Go through the listing and set it down exactly, leaving out its pictures.

════════════════

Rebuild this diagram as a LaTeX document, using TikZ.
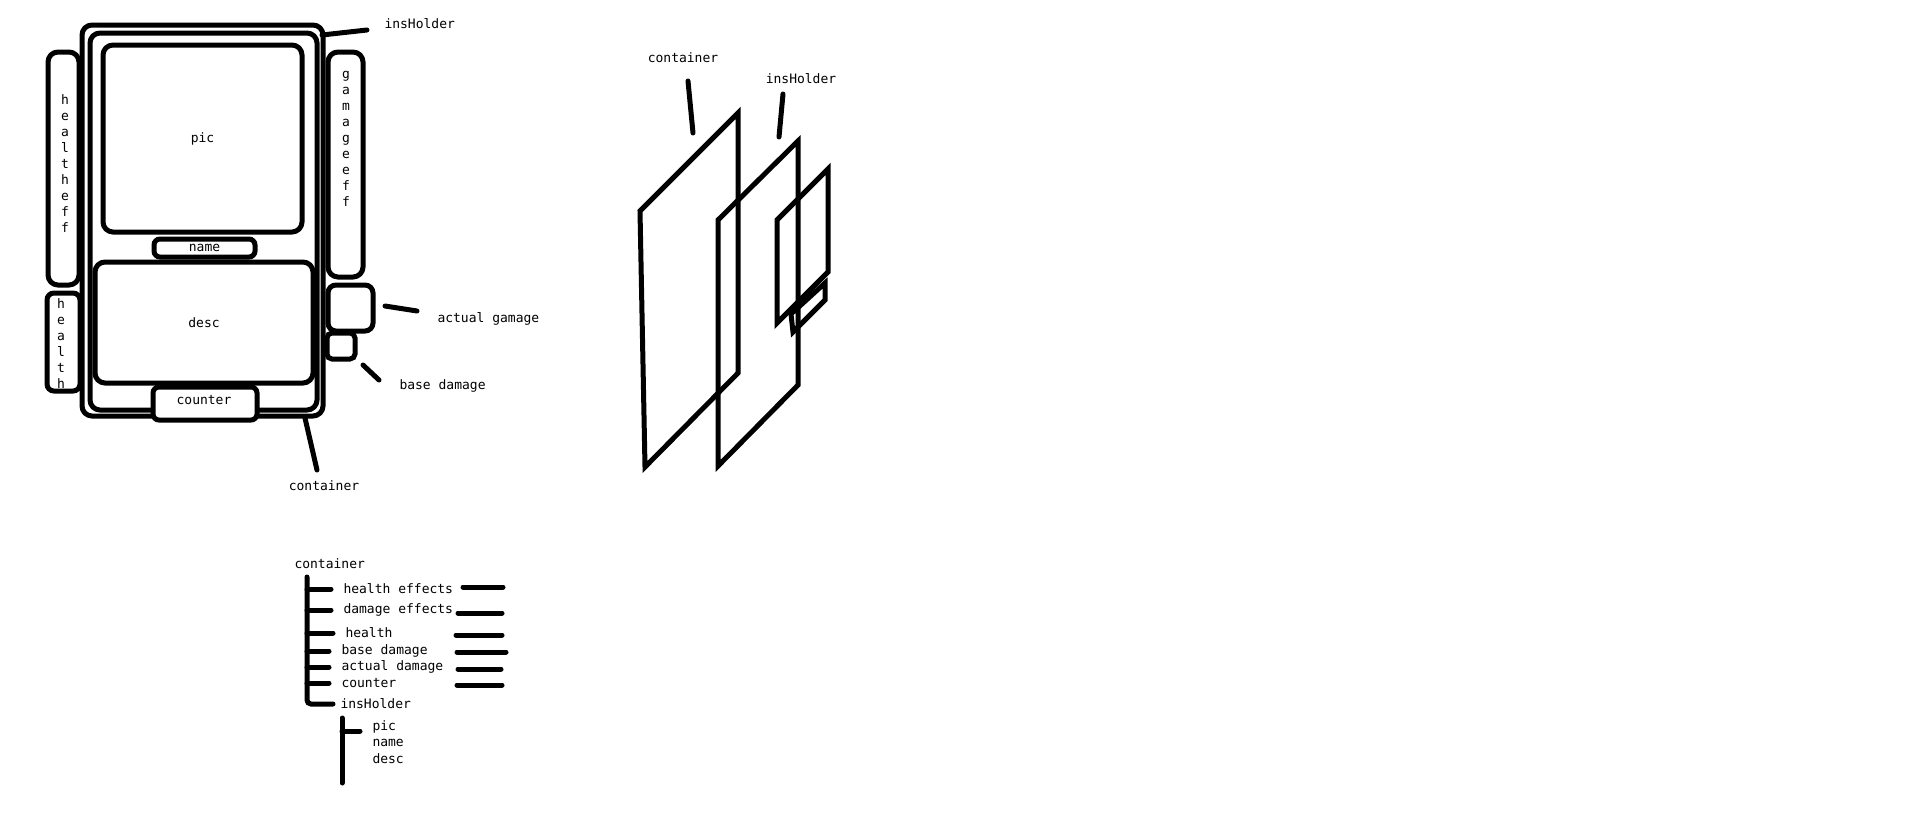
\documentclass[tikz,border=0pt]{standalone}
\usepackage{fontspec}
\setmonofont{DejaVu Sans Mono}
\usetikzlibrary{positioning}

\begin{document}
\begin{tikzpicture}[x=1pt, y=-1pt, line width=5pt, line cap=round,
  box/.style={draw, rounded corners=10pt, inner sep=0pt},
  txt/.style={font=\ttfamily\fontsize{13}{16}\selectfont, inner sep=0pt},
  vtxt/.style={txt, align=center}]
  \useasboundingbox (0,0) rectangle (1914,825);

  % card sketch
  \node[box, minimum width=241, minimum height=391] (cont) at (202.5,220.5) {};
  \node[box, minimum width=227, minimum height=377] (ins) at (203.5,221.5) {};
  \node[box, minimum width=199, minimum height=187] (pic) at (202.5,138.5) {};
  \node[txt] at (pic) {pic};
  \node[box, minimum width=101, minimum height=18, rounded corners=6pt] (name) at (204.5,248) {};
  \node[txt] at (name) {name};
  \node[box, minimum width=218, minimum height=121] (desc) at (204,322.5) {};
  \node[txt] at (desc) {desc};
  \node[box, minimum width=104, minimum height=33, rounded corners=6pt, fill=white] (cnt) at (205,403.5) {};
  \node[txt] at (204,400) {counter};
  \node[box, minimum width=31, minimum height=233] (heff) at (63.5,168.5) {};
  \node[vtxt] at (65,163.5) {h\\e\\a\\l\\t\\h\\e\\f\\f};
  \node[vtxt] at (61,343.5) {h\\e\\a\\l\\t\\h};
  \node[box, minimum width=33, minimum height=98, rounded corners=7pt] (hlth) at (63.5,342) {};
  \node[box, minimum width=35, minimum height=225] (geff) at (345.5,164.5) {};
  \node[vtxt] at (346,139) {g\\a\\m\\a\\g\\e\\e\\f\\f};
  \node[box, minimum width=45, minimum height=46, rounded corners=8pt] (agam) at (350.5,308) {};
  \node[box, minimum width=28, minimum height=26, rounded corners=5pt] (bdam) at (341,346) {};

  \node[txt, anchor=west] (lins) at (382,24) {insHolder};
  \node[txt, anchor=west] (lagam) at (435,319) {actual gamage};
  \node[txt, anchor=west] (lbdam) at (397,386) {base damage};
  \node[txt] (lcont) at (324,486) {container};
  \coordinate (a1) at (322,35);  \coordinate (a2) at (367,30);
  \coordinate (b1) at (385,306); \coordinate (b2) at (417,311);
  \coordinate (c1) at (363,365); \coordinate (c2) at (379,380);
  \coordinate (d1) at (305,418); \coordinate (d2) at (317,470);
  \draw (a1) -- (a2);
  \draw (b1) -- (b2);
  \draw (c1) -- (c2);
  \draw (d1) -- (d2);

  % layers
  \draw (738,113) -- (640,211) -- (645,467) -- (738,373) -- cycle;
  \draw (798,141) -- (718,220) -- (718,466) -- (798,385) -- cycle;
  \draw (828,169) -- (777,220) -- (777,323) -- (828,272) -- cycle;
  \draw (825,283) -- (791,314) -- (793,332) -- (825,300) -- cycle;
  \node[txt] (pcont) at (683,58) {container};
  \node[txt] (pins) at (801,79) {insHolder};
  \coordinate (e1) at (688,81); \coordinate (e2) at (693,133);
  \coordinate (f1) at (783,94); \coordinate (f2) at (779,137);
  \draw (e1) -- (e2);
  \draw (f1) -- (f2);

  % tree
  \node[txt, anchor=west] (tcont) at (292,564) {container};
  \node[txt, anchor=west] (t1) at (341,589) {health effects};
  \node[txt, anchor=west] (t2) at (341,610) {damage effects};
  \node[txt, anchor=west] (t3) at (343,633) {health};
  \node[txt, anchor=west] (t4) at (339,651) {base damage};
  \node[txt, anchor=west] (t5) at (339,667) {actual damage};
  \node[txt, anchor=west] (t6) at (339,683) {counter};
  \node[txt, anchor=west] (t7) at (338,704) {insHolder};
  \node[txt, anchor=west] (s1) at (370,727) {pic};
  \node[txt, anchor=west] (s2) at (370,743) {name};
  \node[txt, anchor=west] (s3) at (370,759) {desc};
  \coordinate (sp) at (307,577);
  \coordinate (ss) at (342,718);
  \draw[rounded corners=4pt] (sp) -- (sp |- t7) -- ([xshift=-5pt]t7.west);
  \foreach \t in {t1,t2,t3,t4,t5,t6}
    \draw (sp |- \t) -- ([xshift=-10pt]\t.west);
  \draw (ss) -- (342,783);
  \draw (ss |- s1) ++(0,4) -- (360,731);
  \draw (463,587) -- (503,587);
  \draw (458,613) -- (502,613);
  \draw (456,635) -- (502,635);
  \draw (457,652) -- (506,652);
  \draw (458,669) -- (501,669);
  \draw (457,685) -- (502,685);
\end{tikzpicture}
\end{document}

════════════════

**Task response:**
Rebuild this diagram as a LaTeX document, using TikZ.
\documentclass[tikz,border=0pt]{standalone}
\usepackage{fontspec}
\setmonofont{DejaVu Sans Mono}
\usetikzlibrary{positioning}

\begin{document}
\begin{tikzpicture}[x=1pt, y=-1pt, line width=5pt, line cap=round,
  box/.style={draw, rounded corners=10pt, inner sep=0pt},
  txt/.style={font=\ttfamily\fontsize{13}{16}\selectfont, inner sep=0pt},
  vtxt/.style={txt, align=center}]
  \useasboundingbox (0,0) rectangle (1914,825);

  % card sketch
  \node[box, minimum width=241, minimum height=391] (cont) at (202.5,220.5) {};
  \node[box, minimum width=227, minimum height=377] (ins) at (203.5,221.5) {};
  \node[box, minimum width=199, minimum height=187] (pic) at (202.5,138.5) {};
  \node[txt] at (pic) {pic};
  \node[box, minimum width=101, minimum height=18, rounded corners=6pt] (name) at (204.5,248) {};
  \node[txt] at (name) {name};
  \node[box, minimum width=218, minimum height=121] (desc) at (204,322.5) {};
  \node[txt] at (desc) {desc};
  \node[box, minimum width=104, minimum height=33, rounded corners=6pt, fill=white] (cnt) at (205,403.5) {};
  \node[txt] at (204,400) {counter};
  \node[box, minimum width=31, minimum height=233] (heff) at (63.5,168.5) {};
  \node[vtxt] at (65,163.5) {h\\e\\a\\l\\t\\h\\e\\f\\f};
  \node[vtxt] at (61,343.5) {h\\e\\a\\l\\t\\h};
  \node[box, minimum width=33, minimum height=98, rounded corners=7pt] (hlth) at (63.5,342) {};
  \node[box, minimum width=35, minimum height=225] (geff) at (345.5,164.5) {};
  \node[vtxt] at (346,139) {g\\a\\m\\a\\g\\e\\e\\f\\f};
  \node[box, minimum width=45, minimum height=46, rounded corners=8pt] (agam) at (350.5,308) {};
  \node[box, minimum width=28, minimum height=26, rounded corners=5pt] (bdam) at (341,346) {};

  \node[txt, anchor=west] (lins) at (382,24) {insHolder};
  \node[txt, anchor=west] (lagam) at (435,319) {actual gamage};
  \node[txt, anchor=west] (lbdam) at (397,386) {base damage};
  \node[txt] (lcont) at (324,486) {container};
  \coordinate (a1) at (322,35);  \coordinate (a2) at (367,30);
  \coordinate (b1) at (385,306); \coordinate (b2) at (417,311);
  \coordinate (c1) at (363,365); \coordinate (c2) at (379,380);
  \coordinate (d1) at (305,418); \coordinate (d2) at (317,470);
  \draw (a1) -- (a2);
  \draw (b1) -- (b2);
  \draw (c1) -- (c2);
  \draw (d1) -- (d2);

  % layers
  \draw (738,113) -- (640,211) -- (645,467) -- (738,373) -- cycle;
  \draw (798,141) -- (718,220) -- (718,466) -- (798,385) -- cycle;
  \draw (828,169) -- (777,220) -- (777,323) -- (828,272) -- cycle;
  \draw (825,283) -- (791,314) -- (793,332) -- (825,300) -- cycle;
  \node[txt] (pcont) at (683,58) {container};
  \node[txt] (pins) at (801,79) {insHolder};
  \coordinate (e1) at (688,81); \coordinate (e2) at (693,133);
  \coordinate (f1) at (783,94); \coordinate (f2) at (779,137);
  \draw (e1) -- (e2);
  \draw (f1) -- (f2);

  % tree
  \node[txt, anchor=west] (tcont) at (292,564) {container};
  \node[txt, anchor=west] (t1) at (341,589) {health effects};
  \node[txt, anchor=west] (t2) at (341,610) {damage effects};
  \node[txt, anchor=west] (t3) at (343,633) {health};
  \node[txt, anchor=west] (t4) at (339,651) {base damage};
  \node[txt, anchor=west] (t5) at (339,667) {actual damage};
  \node[txt, anchor=west] (t6) at (339,683) {counter};
  \node[txt, anchor=west] (t7) at (338,704) {insHolder};
  \node[txt, anchor=west] (s1) at (370,727) {pic};
  \node[txt, anchor=west] (s2) at (370,743) {name};
  \node[txt, anchor=west] (s3) at (370,759) {desc};
  \coordinate (sp) at (307,577);
  \coordinate (ss) at (342,718);
  \draw[rounded corners=4pt] (sp) -- (sp |- t7) -- ([xshift=-5pt]t7.west);
  \foreach \t in {t1,t2,t3,t4,t5,t6}
    \draw (sp |- \t) -- ([xshift=-10pt]\t.west);
  \draw (ss) -- (342,783);
  \draw (ss |- s1) ++(0,4) -- (360,731);
  \draw (463,587) -- (503,587);
  \draw (458,613) -- (502,613);
  \draw (456,635) -- (502,635);
  \draw (457,652) -- (506,652);
  \draw (458,669) -- (501,669);
  \draw (457,685) -- (502,685);
\end{tikzpicture}
\end{document}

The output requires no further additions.